Big Data Rice Research Helps to Feed the World

riceSupported by grants from the Bill and Melinda Gates Foundation and the Chinese Ministry of Science and Technology, the 3000 Rice Genomes Project (3K RGP) is a multi-agency project directed at acquiring genomic information needed to accelerate rice breeding programs. Led by the Chinese Academy of Agricultural Science (CAAS), the International Rice Research Institute (IRRI) and BGI, researchers hope to enable the rapid development of higher-yielding, drought-tolerant, pest- or disease-resistant strains of rice with high nutritional value. The urgency and importance of this project would be difficult to overstate, considering that the production of rice must increase by at least 25% by 2030 in order to keep up with global population growth and demand. Without these new strains, food shortages could affect half of the world’s human population that depends on rice as a dietary staple.

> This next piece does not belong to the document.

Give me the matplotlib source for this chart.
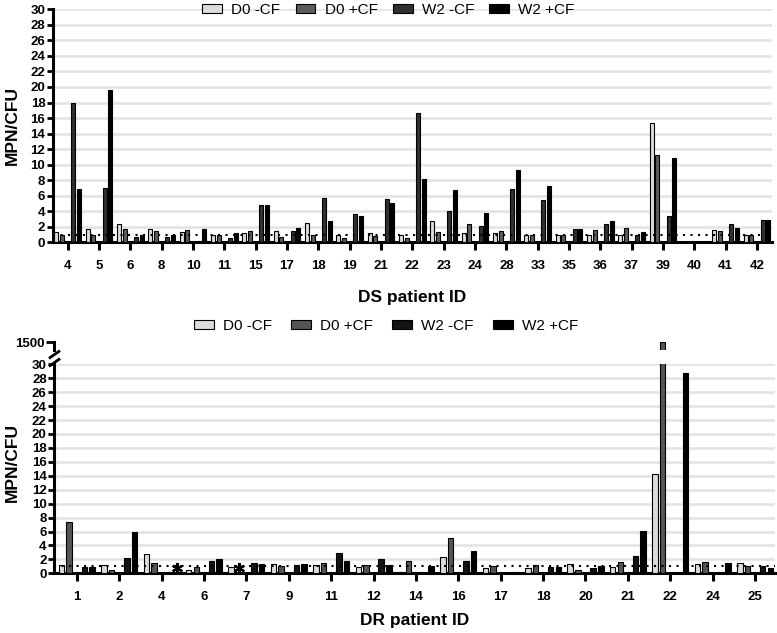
import numpy as np
import matplotlib.pyplot as plt
from matplotlib.patches import Patch

plt.rcParams['font.family'] = ['Liberation Sans', 'DejaVu Sans']

# DS patients (top panel)
ds_ids = ['4', '5', '6', '8', '10', '11', '15', '17', '18', '19', '21', '22',
          '23', '24', '28', '33', '35', '36', '37', '39', '40', '41', '42']
ds_d0_minus = [1.3, 1.7, 2.4, 1.7, 1.3, 1.0, 1.2, 1.5, 2.5, 0.9, 1.2, 1.0,
               2.7, 1.2, 1.2, 0.9, 0.9, 0.9, 0.9, 15.3, np.nan, 1.6, 0.9]
ds_d0_plus = [1.0, 0.9, 1.7, 1.5, 1.6, 0.9, 1.5, 0.7, 0.9, 0.6, 0.8, 0.6,
              1.3, 2.4, 1.5, 0.9, 1.0, 1.6, 1.8, 11.3, np.nan, 1.5, 0.9]
ds_w2_minus = [17.9, 7.0, 0.7, 0.7, 0.2, 0.6, 4.8, 1.5, 5.7, 3.7, 5.6, 16.7,
               4.0, 2.1, 6.9, 5.4, 1.7, 2.4, 0.9, 3.4, np.nan, 2.3, 2.9]
ds_w2_plus = [6.8, 19.6, 0.9, 0.9, 1.7, 1.2, 4.8, 1.8, 2.8, 3.4, 5.0, 8.2,
              6.7, 3.8, 9.3, 7.3, 1.7, 2.8, 1.3, 10.9, np.nan, 1.9, 2.9]

# DR patients (bottom panel)
dr_ids = ['1', '2', '4', '6', '7', '9', '11', '12', '14', '16', '17', '18',
          '20', '21', '22', '24', '25']
dr_d0_minus = [1.15, 1.2, 2.7, 0.5, 0.9, 1.3, 1.15, 0.9, 0.2, 2.4, 0.7, 0.75,
               1.3, 0.9, 14.2, 1.3, 1.45]
dr_d0_plus = [7.3, 0.5, 1.45, 0.9, np.nan, 1.0, 1.45, 1.15, 1.8, 5.1, 1.0, 1.2,
              0.5, 1.6, 1500, 1.6, 1.0]
dr_w2_minus = [0.9, 2.15, 0.2, 1.7, 1.45, 1.15, 2.9, 2.0, 0.2, 1.8, np.nan, 0.95,
               0.75, 2.5, np.nan, 0.2, 1.0]
dr_w2_plus = [0.9, 6.0, np.nan, 2.0, 1.3, 1.3, 1.8, 1.15, 1.0, 3.2, 0.2, 0.95,
              1.1, 6.1, 28.7, 1.45, 0.7]
# (patient index, series index) marked with an asterisk
dr_asterisks = [(2, 3), (4, 1)]

labels = ['D0 -CF', 'D0 +CF', 'W2 -CF', 'W2 +CF']
offsets = [-0.36, -0.18, 0.18, 0.36]
bar_w = 0.13
ds_colors = ['#dcdcdc', '#5c5c5c', '#303030', '#000000']
dr_colors = ['#dcdcdc', '#555555', '#141414', '#000000']

W, H = 777, 633
fig = plt.figure(figsize=(W / 100, H / 100), dpi=100)


def px_axes(x0, x1, ytop, ybot):
    return fig.add_axes([x0 / W, 1 - ybot / H, (x1 - x0) / W, (ybot - ytop) / H])


def style_axes(ax, ids):
    for s in ['top', 'right']:
        ax.spines[s].set_visible(False)
    for s in ['left', 'bottom']:
        ax.spines[s].set_linewidth(2.2)
    ax.set_ylim(0, 30)
    ax.set_yticks(range(0, 31, 2))
    ax.set_xticks(range(len(ids)))
    ax.set_xticklabels(ids)
    ax.tick_params(axis='y', length=4.5, width=2, pad=1, labelsize=9.5)
    ax.tick_params(axis='x', length=6, width=2.2, pad=7, labelsize=9.5)
    for t in ax.get_xticklabels() + ax.get_yticklabels():
        t.set_fontweight('bold')
    ax.yaxis.grid(True, color='#e3e3e3', linewidth=1.8, zorder=0)
    ax.set_axisbelow(True)
    ax.axhline(1, color='black', linestyle=(0, (1, 2.6)), linewidth=1.5, zorder=4)


def draw_bars(ax, series, colors):
    x = np.arange(len(series[0]))
    for vals, off, col in zip(series, offsets, colors):
        ax.bar(x + off, vals, bar_w, color=col, edgecolor='black',
               linewidth=0.8, zorder=3)


# ---- top panel
ax1 = px_axes(53, 772, 9.3, 242.3)
style_axes(ax1, ds_ids)
draw_bars(ax1, [ds_d0_minus, ds_d0_plus, ds_w2_minus, ds_w2_plus], ds_colors)
ax1.set_xlim(-0.47, len(ds_ids) - 1 + 0.48)
ax1.set_ylabel('MPN/CFU', fontsize=12.5, fontweight='bold')
ax1.yaxis.set_label_coords(-0.046, 0.5)
ax1.set_xlabel('DS patient ID', fontsize=12.5, fontweight='bold')
ax1.xaxis.set_label_coords(0.5, -0.205)

handles = [Patch(facecolor=c, edgecolor='black', linewidth=0.8) for c in ds_colors]
fig.legend(handles, labels, loc='center', bbox_to_anchor=(0.5, 1 - 10 / H), ncol=4,
           frameon=False, fontsize=11, handlelength=1.3, handleheight=0.6,
           handletextpad=0.6, columnspacing=1.0)

# ---- bottom panel (broken axis)
ax2 = px_axes(54.3, 775, 364.3, 573.3)
style_axes(ax2, dr_ids)
dr_series = [dr_d0_minus, dr_d0_plus, dr_w2_minus, dr_w2_plus]
draw_bars(ax2, dr_series, dr_colors)
ax2.set_xlim(-0.53, len(dr_ids) - 1 + 0.47)
ax2.set_ylabel('MPN/CFU', fontsize=12.5, fontweight='bold')
ax2.yaxis.set_label_coords(-0.048, 0.53)
ax2.set_xlabel('DR patient ID', fontsize=12.5, fontweight='bold')
ax2.xaxis.set_label_coords(0.5, -0.19)

for gi, si in dr_asterisks:
    ax2.plot(gi + offsets[si], 0.75, marker=(6, 2, 0), markersize=8, mew=1.6,
             color='black', zorder=5)

ax3 = px_axes(54.3, 775, 342.3, 349.5)
ax3.patch.set_visible(False)
draw_bars(ax3, dr_series, dr_colors)
ax3.set_xlim(ax2.get_xlim())
ax3.set_ylim(1000, 1500)
for s in ['top', 'right', 'bottom']:
    ax3.spines[s].set_visible(False)
ax3.spines['left'].set_linewidth(2.2)
ax3.set_xticks([])
ax3.set_yticks([1500])
ax3.set_yticklabels(['1500'], fontweight='bold')
ax3.tick_params(axis='y', length=6, width=2, pad=1, labelsize=9.5)

# break marks on the y axis
for yf in [1.012, 1.05]:
    ax2.plot([0], [yf], transform=ax2.transAxes, marker=[(-1, -0.7), (1, 0.7)],
             markersize=8, mew=2, color='black', clip_on=False)

fig.legend([Patch(facecolor=c, edgecolor='black', linewidth=0.8) for c in dr_colors],
           labels, loc='center', bbox_to_anchor=(0.497, 1 - 326 / H), ncol=4,
           frameon=False, fontsize=11, handlelength=1.3, handleheight=0.6,
           handletextpad=0.6, columnspacing=1.25)

fig.savefig('out.png', dpi=100)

A Fast Start And A Temporary Delay
Last year, the 3K RGP completed the sequencing of 3,000 rice genomes and released the project’s initial 13 TB dataset. The team then encountered a bottleneck consisting of two related issues. First, the project’s local computing infrastructure was not capable of managing the massive analysis load required to process the dataset within an acceptable timeframe. Second, the 3K RGP calls for widespread distribution of rice genome sequencing data and analysis results in order to stimulate collaboration among the global rice genome research community. Conventional methods of distribution, such as shipping hard drives between the collaborators are not feasible at this scale.

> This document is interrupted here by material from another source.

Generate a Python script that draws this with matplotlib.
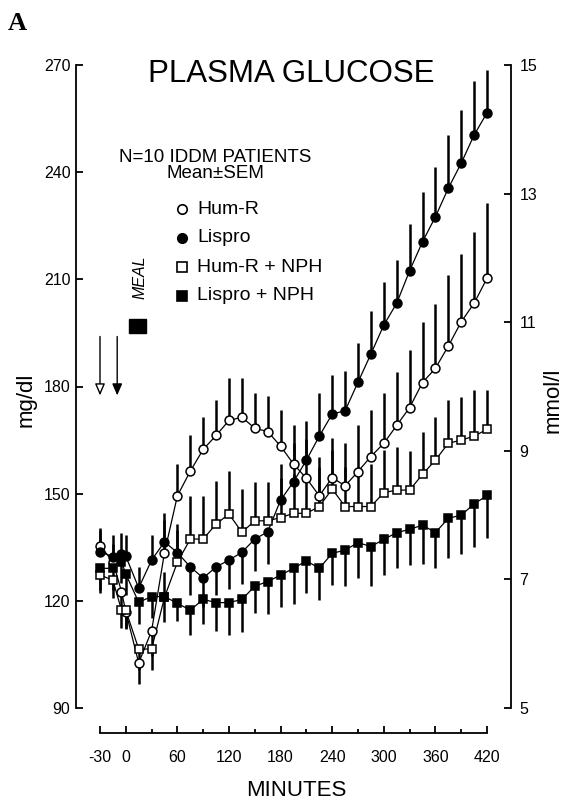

The Solution That Saved More Than A Year
Working with DNAnexus, the 3K RGP was able to deploy a rapid solution to analyze the 3,000 rice genomes dataset and generate more than 100 TB of useful data, without any of the costs or delays typically involved in purchasing and bringing new infrastructure online. Taking advantage of the computing capability of 37,000 compute cores working together, the DNAnexus genome informatics platform completed sequence mapping and variant calling in just two days — more than 200 times faster than would have been possible on local computing infrastructure. This cloud-based solution also solved the issue of data distribution by providing immediate access to data and analysis results, and enabling real-time collaboration among 3K RGP investigators worldwide, who have already discovered hundreds of new genetic markers.

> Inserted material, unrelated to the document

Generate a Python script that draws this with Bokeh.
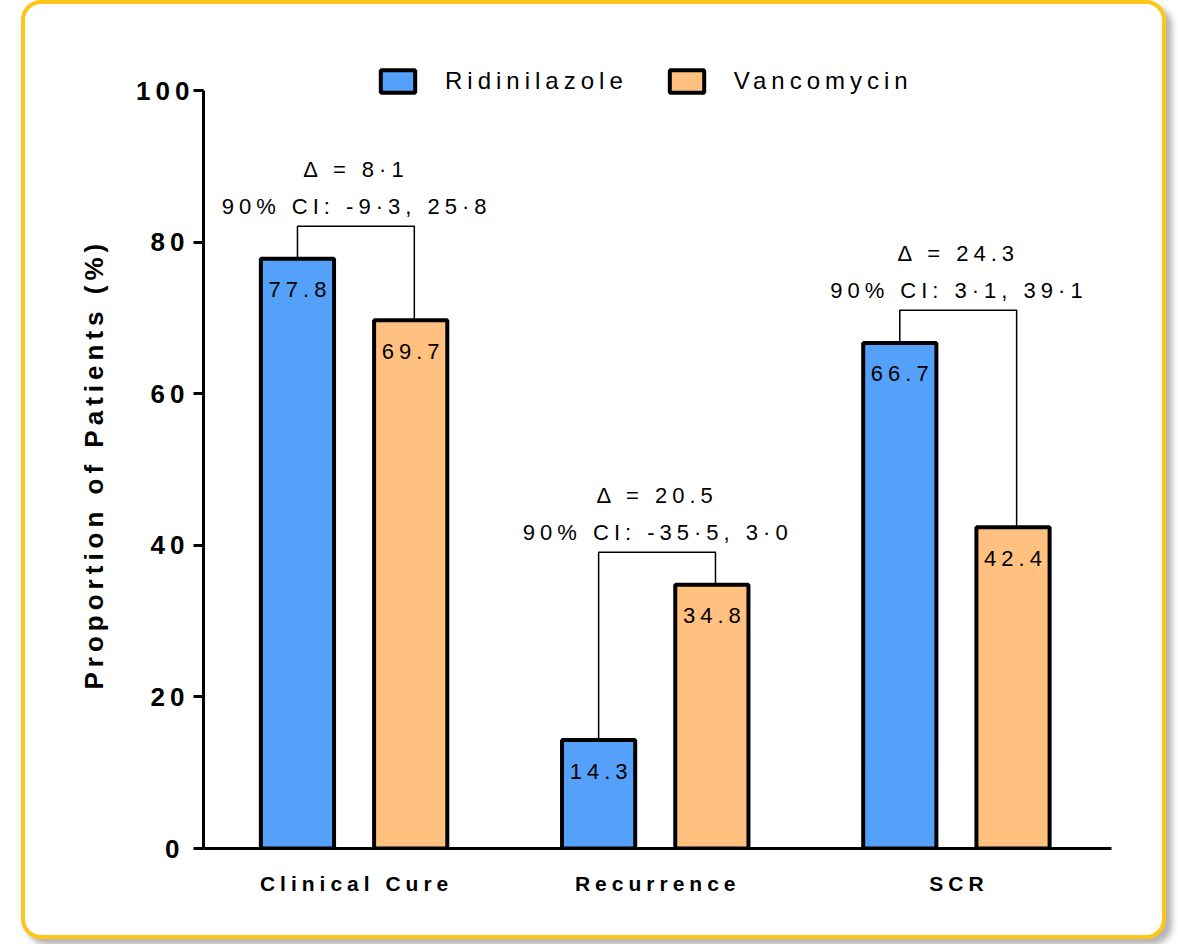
from bokeh.plotting import figure
from bokeh.models import FixedTicker, Legend, LegendItem, Range1d, Title
from bokeh.core.properties import value
from bokeh.embed import file_html
from bokeh.resources import INLINE

# ---- data ----
categories = ["Clinical Cure", "Recurrence", "SCR"]
ridinilazole = [77.8, 14.3, 66.7]
vancomycin = [69.7, 34.8, 42.4]
delta_labels = ["Δ = 8·1", "Δ = 20.5", "Δ = 24.3"]
ci_labels = ["90% CI: -9·3, 25·8", "90% CI: -35·5, 3·0", "90% CI: 3·1, 39·1"]
y_ticks = [0, 20, 40, 60, 80, 100]
y_label = "Proportion of Patients (%)"

FONT = "Liberation Sans"
BLUE = "#55A0F9"
ORANGE = "#FFC080"
LS = 5  # letter spacing (px) applied through CSS

W, H = 1145, 939
MB_L, MB_R, MB_T, MB_B = 178, 59, 33, 95
X0, X1 = 0.5, 3.515
PX_PER_X = (W - MB_L - MB_R) / (X1 - X0)


def center_shift(texts):
    # letter spacing widens start-anchored text to the right; recentre it
    return [-(len(t) - 1) * LS / 2 for t in texts]


groups = [i + 1 for i in range(len(categories))]
off = 0.188
bw = 0.243
x_r = [g - off for g in groups]
x_v = [g + off for g in groups]

p = figure(width=W, height=H, output_backend="svg", toolbar_location=None,
           x_range=Range1d(X0, X1), y_range=Range1d(0, 107),
           min_border_left=MB_L, min_border_right=MB_R, min_border_top=MB_T,
           min_border_bottom=MB_B)
p.styles = {"position": "relative", "left": "21px", "top": "0px",
            "margin-bottom": "-30px",
            "border": "4px solid #FFC61A", "border-radius": "20px",
            "background-color": "white",
            "box-shadow": "6px 6px 6px rgba(0,0,0,0.3)",
            "letter-spacing": f"{LS}px"}
p.outline_line_color = None
p.grid.visible = False
p.background_fill_color = "white"
p.border_fill_alpha = 0

r1 = p.vbar(x=x_r, top=ridinilazole, width=bw, fill_color=BLUE,
            line_color="black", line_width=4)
r2 = p.vbar(x=x_v, top=vancomycin, width=bw, fill_color=ORANGE,
            line_color="black", line_width=4)

# value labels inside bars
for xs_, vals in ((x_r, ridinilazole), (x_v, vancomycin)):
    txt = [f"{v}" for v in vals]
    p.text(x=xs_, y=vals, text=txt, text_font=value(FONT), text_font_size="22px",
           text_align="center", text_baseline="middle", y_offset=31,
           x_offset=center_shift(txt), text_color="black")

# brackets
tops = [max(a, b) + 4.3 for a, b in zip(ridinilazole, vancomycin)]
xs = [[a, a, b + 0.012, b + 0.012] for a, b in zip(x_r, x_v)]
ys = [[a, t, t, b] for a, b, t in zip(ridinilazole, vancomycin, tops)]
p.multi_line(xs=xs, ys=ys, line_color="black", line_width=1.5)

p.text(x=groups, y=tops, text=ci_labels, text_font=value(FONT), text_font_size="22px",
       text_align="center", text_baseline="middle", y_offset=-20,
       x_offset=center_shift(ci_labels), text_color="black")
p.text(x=groups, y=tops, text=delta_labels, text_font=value(FONT), text_font_size="22px",
       text_align="center", text_baseline="middle", y_offset=-57,
       x_offset=center_shift(delta_labels), text_color="black")

# y axis
ya = p.yaxis[0]
ya.bounds = (0, 100)
ya.ticker = FixedTicker(ticks=y_ticks)
ya.axis_line_width = 3
ya.major_tick_line_width = 3
ya.major_tick_out = 10
ya.major_tick_in = 0
ya.minor_tick_line_color = None
ya.major_label_text_font = FONT
ya.major_label_text_font_style = "bold"
ya.major_label_text_font_size = "26px"
ya.major_label_text_color = "black"
ya.major_label_standoff = 14

p.add_layout(Title(text=y_label, align="left", offset=159, standoff=50,
                   text_font=FONT, text_font_style="bold",
                   text_font_size="26px", text_color="black"), "left")

# x axis (tick positions compensate the letter spacing of the labels)
xa = p.xaxis[0]
tick_pos = [g + s / PX_PER_X for g, s in zip(groups, center_shift(categories))]
xa.ticker = FixedTicker(ticks=tick_pos)
xa.major_label_overrides = {t: c for t, c in zip(tick_pos, categories)}
xa.axis_line_width = 3
xa.major_tick_line_color = None
xa.minor_tick_line_color = None
xa.major_label_text_font = FONT
xa.major_label_text_font_style = "bold"
xa.major_label_text_font_size = "21px"
xa.major_label_text_color = "black"
xa.major_label_standoff = 17

legend = Legend(items=[LegendItem(label="Ridinilazole", renderers=[r1]),
                       LegendItem(label="Vancomycin", renderers=[r2])],
                orientation="horizontal", location=(173, 753),
                glyph_width=43, glyph_height=28, label_standoff=26,
                spacing=37, padding=0, margin=0,
                label_text_font=FONT, label_text_font_size="24px",
                label_text_color="black",
                border_line_color=None, background_fill_alpha=0)
p.add_layout(legend)

open("out.html", "w").write(file_html(p, INLINE))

Practical Solutions For The Whole World
Each of these new genetic markers has the potential to be linked to valuable traits that can improve the nutrition, climate tolerance, and disease resistance of new rice varieties. Significantly, this new genetic information generated by the 3K RGP can be used to accelerate the development of new strains using highly efficient cross-breeding, a centuries old technique but now informed by “big data,” rather than direct genetic modification. The result would be robust, high-yielding strains of rice, without the concerns surrounding genetically modified organisms (GMO) from commercial, political or public opinion stakeholders.

We are thrilled to be powering the 3000 Rice Genomes Project, a collaboration that is tackling one of the most exciting opportunities to improve human wellbeing with big data and genomics. DNAnexus is proud to be bringing it all together.